The belief that the latter constraint is the stronger factor is buttressed by knowledge of the ideological stance of unelected members of their inner team.

It could be that these doubts will be put to the test sooner than we think. After all, nothing is currently moving smoothly for the UK Government. Its leader, far from being an iron lady, is holed below the waterline. Her government is struggling both to arrive at a coherent position and to cope with the sheer scale of the Brexit agenda.

We all know that it is not just a tactical disagreement that separates Mr Hammond from Mr Fox. The internal, ideological divisions in Mrs May’s party are ultimately far deeper than those within Labour.

Her government, too, is not above creating semantic problems for the public to unravel: ending ‘freedom of movement’ (the legal requirement), as stated by the Immigration Minister, Brandon Lewis, will not apparently mean ending ‘freedom of movement’ (the practice) as enunciated in the same 24 hours by the Home Secretary, Amber Rudd. The public is also asked to divine the difference between ‘a transitional period’ and ‘an implementation period’.

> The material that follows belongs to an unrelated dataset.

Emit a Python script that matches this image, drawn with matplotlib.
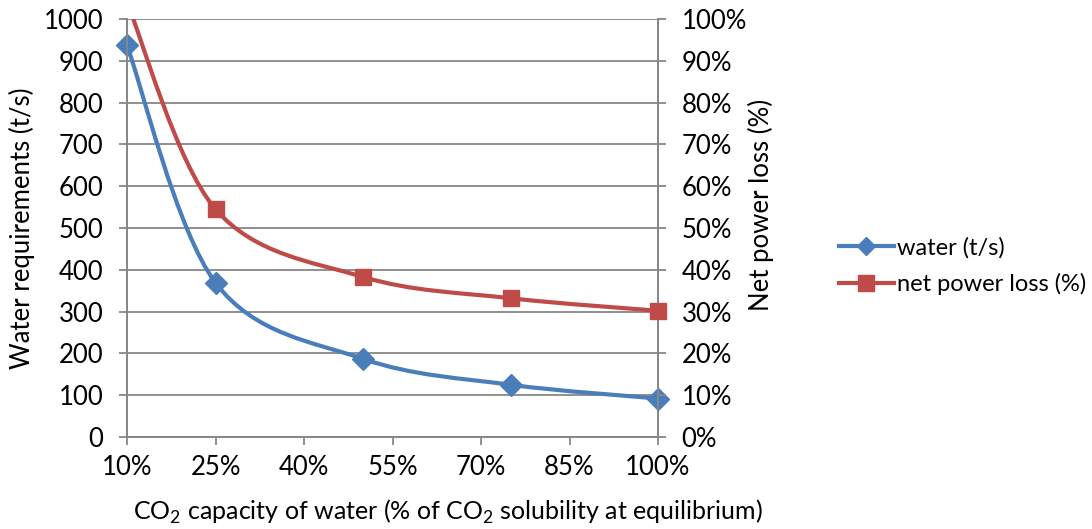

The most serious import of the Chancellor’s latest intereview on the BBC’s Today programme is that the UK will leave the EU in March 2019, and that a two to three year period will be needed not so much to implement an agreement already arrived at – i.e to transition – but actually to complete the negotiation. It was, in fact, a confirmation that if we leave in March 2019 it will be for a destination still undefined.

The difference between Mr Hammond and his more rabid colleagues is that while they are panting for a giant leap into the dark, he would prefer a gentle slide into the gloom, despite knowing full well that Brexit will make it doubly difficult to find any route out of austerity for a tired and dispirited country. Please note that gentle slide will be after our exit. These are degrees of darkness.

It makes it even more difficult to understand why Labour does not take a more robust pro-European line. What’s the blockage? Internally, unlike the Conservatives, the party does not have to manage a large, practiced and shouty cohort of fanatical anti-Europeans – quite the contrary. Externally, current evidence points to a large majority of Labour voters favouring Remain. The young are overwhelmingly for Labour and for Europe. 

Labour’s influence in the next 12 months will be decisive. In that time we shall discover whether, on Europe, the reasons for nervousness about Mr Corbyn and a more visceral distrust of Mr Macdonnell will be scotched or re-doubled.